Data listing
────────────────────────────────────────
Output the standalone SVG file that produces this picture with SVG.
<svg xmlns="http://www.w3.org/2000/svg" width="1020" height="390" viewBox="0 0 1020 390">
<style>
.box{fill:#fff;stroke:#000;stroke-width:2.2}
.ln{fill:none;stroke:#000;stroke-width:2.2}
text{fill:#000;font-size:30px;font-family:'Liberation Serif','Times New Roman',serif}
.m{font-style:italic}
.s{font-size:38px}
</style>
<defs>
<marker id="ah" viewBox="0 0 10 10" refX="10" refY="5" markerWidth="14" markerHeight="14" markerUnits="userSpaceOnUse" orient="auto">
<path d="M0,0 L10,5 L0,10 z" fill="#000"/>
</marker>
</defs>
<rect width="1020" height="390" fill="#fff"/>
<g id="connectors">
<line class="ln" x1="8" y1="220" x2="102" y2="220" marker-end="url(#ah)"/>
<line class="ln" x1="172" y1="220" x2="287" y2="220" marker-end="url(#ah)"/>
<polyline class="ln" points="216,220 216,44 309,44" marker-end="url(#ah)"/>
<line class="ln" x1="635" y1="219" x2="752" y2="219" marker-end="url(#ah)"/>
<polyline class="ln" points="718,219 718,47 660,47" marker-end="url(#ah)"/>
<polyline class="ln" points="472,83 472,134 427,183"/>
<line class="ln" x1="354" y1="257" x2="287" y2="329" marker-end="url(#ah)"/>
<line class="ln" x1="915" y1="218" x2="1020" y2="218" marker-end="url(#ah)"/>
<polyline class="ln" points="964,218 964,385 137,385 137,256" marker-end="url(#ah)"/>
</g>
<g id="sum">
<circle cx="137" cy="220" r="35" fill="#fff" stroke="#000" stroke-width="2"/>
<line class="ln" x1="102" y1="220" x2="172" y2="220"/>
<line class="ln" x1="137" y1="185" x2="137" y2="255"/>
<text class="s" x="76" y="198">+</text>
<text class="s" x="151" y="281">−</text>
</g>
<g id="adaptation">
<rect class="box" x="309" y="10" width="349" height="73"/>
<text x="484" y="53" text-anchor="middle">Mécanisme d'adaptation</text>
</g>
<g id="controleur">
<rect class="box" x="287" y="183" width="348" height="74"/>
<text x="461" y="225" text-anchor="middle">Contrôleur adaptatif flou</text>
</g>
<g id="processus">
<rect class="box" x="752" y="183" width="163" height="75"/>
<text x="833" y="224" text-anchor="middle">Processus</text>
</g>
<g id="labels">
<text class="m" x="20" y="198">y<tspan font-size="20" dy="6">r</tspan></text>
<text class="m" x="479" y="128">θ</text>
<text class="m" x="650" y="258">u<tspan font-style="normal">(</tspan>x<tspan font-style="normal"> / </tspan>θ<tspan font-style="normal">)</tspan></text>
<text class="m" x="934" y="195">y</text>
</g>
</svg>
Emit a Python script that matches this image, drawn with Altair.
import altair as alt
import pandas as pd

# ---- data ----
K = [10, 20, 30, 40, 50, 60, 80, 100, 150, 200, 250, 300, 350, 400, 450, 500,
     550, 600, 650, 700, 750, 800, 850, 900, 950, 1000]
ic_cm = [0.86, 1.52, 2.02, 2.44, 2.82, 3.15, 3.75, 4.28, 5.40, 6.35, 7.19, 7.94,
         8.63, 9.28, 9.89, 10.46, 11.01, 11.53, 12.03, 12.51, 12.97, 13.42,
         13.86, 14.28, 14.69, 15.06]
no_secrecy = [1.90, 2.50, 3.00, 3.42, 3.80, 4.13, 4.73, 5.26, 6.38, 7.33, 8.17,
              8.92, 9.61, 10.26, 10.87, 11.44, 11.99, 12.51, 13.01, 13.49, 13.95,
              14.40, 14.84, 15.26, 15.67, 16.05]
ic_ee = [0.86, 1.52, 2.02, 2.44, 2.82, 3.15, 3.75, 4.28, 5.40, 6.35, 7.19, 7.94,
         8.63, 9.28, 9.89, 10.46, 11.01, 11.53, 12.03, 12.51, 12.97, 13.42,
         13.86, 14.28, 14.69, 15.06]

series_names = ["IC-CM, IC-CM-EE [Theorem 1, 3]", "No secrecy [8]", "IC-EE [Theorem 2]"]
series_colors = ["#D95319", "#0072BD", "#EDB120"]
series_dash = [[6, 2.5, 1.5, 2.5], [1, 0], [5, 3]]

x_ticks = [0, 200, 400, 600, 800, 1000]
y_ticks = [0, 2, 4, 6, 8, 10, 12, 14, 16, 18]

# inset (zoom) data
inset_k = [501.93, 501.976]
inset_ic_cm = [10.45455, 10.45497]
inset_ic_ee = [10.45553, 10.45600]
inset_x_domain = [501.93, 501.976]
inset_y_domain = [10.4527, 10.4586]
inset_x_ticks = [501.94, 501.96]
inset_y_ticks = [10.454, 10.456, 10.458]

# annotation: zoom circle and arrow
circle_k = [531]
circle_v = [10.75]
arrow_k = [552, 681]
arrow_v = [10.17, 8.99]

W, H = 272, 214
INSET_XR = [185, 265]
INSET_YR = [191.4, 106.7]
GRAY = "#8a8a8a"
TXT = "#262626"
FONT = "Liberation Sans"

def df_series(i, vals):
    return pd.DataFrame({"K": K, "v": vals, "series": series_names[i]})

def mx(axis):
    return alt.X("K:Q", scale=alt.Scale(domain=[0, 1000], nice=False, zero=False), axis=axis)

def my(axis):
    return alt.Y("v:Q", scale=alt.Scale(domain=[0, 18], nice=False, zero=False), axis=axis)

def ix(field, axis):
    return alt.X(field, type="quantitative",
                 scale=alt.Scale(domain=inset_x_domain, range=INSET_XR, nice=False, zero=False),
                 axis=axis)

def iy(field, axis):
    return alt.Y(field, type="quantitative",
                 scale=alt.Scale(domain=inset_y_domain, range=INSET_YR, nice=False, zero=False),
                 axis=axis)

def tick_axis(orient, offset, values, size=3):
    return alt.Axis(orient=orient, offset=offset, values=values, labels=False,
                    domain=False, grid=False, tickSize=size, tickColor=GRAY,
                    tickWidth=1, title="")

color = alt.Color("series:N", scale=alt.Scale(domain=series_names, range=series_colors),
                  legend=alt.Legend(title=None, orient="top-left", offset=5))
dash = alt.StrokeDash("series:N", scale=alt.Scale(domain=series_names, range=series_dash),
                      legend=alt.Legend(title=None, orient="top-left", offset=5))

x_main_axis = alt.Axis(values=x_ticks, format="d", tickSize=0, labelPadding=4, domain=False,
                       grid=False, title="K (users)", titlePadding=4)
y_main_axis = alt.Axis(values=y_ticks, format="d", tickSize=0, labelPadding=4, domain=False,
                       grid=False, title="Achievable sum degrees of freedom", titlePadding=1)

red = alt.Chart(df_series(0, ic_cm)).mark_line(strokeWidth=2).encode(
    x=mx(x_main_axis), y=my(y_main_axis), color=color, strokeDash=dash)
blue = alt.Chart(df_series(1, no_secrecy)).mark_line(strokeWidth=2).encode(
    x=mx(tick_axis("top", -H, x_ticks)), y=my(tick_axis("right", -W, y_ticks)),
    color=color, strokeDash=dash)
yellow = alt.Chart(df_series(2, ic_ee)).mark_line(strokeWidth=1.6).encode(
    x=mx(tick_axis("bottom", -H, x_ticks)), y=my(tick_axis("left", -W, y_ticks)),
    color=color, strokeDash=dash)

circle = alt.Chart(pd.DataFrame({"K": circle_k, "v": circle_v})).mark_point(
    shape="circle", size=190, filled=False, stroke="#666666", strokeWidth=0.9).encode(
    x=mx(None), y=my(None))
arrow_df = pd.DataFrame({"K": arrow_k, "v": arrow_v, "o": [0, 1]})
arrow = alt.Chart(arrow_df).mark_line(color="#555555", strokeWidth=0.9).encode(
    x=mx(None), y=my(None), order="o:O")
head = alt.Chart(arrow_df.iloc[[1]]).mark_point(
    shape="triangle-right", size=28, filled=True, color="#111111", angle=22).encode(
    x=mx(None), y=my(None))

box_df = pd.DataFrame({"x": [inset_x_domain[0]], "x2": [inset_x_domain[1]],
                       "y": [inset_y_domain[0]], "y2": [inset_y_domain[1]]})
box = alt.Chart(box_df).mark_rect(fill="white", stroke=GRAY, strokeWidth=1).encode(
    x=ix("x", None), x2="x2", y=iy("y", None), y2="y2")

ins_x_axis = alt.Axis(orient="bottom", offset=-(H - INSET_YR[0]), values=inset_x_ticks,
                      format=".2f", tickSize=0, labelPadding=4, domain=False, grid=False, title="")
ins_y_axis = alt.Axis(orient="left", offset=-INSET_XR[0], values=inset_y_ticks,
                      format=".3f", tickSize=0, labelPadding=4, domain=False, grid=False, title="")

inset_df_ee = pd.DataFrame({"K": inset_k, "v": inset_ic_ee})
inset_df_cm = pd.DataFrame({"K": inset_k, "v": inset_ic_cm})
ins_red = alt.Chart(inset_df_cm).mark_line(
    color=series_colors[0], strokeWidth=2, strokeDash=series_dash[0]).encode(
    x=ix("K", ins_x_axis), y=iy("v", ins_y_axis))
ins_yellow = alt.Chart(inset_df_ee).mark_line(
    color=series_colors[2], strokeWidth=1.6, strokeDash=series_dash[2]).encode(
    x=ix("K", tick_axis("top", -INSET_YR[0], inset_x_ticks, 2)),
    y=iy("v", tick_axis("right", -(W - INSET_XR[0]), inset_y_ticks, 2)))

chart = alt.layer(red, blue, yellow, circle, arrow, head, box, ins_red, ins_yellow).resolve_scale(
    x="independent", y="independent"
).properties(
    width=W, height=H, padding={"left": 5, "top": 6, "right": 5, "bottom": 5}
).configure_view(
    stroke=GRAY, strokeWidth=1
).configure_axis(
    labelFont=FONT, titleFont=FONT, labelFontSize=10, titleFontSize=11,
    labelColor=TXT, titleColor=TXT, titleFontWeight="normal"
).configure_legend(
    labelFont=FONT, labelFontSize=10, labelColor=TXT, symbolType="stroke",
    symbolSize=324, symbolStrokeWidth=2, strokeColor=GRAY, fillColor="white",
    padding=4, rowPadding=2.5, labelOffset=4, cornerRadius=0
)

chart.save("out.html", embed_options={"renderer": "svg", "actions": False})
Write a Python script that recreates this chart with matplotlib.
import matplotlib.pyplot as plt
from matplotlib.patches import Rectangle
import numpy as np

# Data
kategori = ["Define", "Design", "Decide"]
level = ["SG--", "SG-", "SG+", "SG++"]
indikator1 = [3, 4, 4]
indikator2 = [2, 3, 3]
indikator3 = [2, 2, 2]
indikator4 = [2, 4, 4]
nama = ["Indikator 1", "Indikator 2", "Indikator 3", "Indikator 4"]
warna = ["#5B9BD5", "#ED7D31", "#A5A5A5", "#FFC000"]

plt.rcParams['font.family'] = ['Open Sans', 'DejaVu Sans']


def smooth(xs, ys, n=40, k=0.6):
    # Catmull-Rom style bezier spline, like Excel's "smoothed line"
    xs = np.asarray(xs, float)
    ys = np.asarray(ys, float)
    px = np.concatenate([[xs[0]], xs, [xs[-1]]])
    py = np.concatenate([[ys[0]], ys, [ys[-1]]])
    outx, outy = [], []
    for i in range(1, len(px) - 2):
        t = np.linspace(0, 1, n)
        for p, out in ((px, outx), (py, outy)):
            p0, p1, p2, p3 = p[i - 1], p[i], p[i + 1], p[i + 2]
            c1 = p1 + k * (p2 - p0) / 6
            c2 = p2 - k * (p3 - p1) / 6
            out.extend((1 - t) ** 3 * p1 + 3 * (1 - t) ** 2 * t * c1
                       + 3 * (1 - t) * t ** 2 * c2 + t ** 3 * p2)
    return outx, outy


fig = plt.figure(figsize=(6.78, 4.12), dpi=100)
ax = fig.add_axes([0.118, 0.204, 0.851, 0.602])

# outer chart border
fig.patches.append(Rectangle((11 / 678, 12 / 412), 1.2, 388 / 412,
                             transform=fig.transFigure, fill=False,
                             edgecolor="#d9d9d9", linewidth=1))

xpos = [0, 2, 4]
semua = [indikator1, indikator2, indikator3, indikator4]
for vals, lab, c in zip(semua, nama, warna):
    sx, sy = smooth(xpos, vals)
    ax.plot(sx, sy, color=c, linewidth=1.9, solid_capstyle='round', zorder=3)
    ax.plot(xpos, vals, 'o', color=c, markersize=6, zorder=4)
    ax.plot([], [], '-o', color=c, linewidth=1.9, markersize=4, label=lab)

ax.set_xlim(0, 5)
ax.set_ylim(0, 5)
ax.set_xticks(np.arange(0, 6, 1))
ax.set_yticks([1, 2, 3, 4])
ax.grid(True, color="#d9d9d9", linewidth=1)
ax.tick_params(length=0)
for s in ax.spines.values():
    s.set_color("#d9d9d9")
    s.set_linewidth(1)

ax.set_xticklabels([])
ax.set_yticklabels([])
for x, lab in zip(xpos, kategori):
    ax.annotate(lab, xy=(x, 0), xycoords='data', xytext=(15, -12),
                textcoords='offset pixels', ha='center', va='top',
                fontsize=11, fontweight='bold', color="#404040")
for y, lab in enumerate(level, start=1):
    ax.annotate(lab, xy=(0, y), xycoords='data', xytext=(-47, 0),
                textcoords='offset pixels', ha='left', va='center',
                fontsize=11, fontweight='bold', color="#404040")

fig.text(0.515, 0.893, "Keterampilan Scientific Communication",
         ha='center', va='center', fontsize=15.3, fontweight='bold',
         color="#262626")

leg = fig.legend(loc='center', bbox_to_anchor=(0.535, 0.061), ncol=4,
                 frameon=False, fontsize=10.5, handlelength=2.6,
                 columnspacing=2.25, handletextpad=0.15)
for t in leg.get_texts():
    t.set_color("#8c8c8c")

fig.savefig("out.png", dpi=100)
────────────────────────────────────────
Output nothing except the lines from the line with "Write a Python" through the line with "plt.rcParams['font.family'] = ['Open", copied exactly, end lines included.

**Exercise response**
Write a Python script that recreates this chart with matplotlib.
import matplotlib.pyplot as plt
from matplotlib.patches import Rectangle
import numpy as np

# Data
kategori = ["Define", "Design", "Decide"]
level = ["SG--", "SG-", "SG+", "SG++"]
indikator1 = [3, 4, 4]
indikator2 = [2, 3, 3]
indikator3 = [2, 2, 2]
indikator4 = [2, 4, 4]
nama = ["Indikator 1", "Indikator 2", "Indikator 3", "Indikator 4"]
warna = ["#5B9BD5", "#ED7D31", "#A5A5A5", "#FFC000"]

plt.rcParams['font.family'] = ['Open Sans', 'DejaVu Sans']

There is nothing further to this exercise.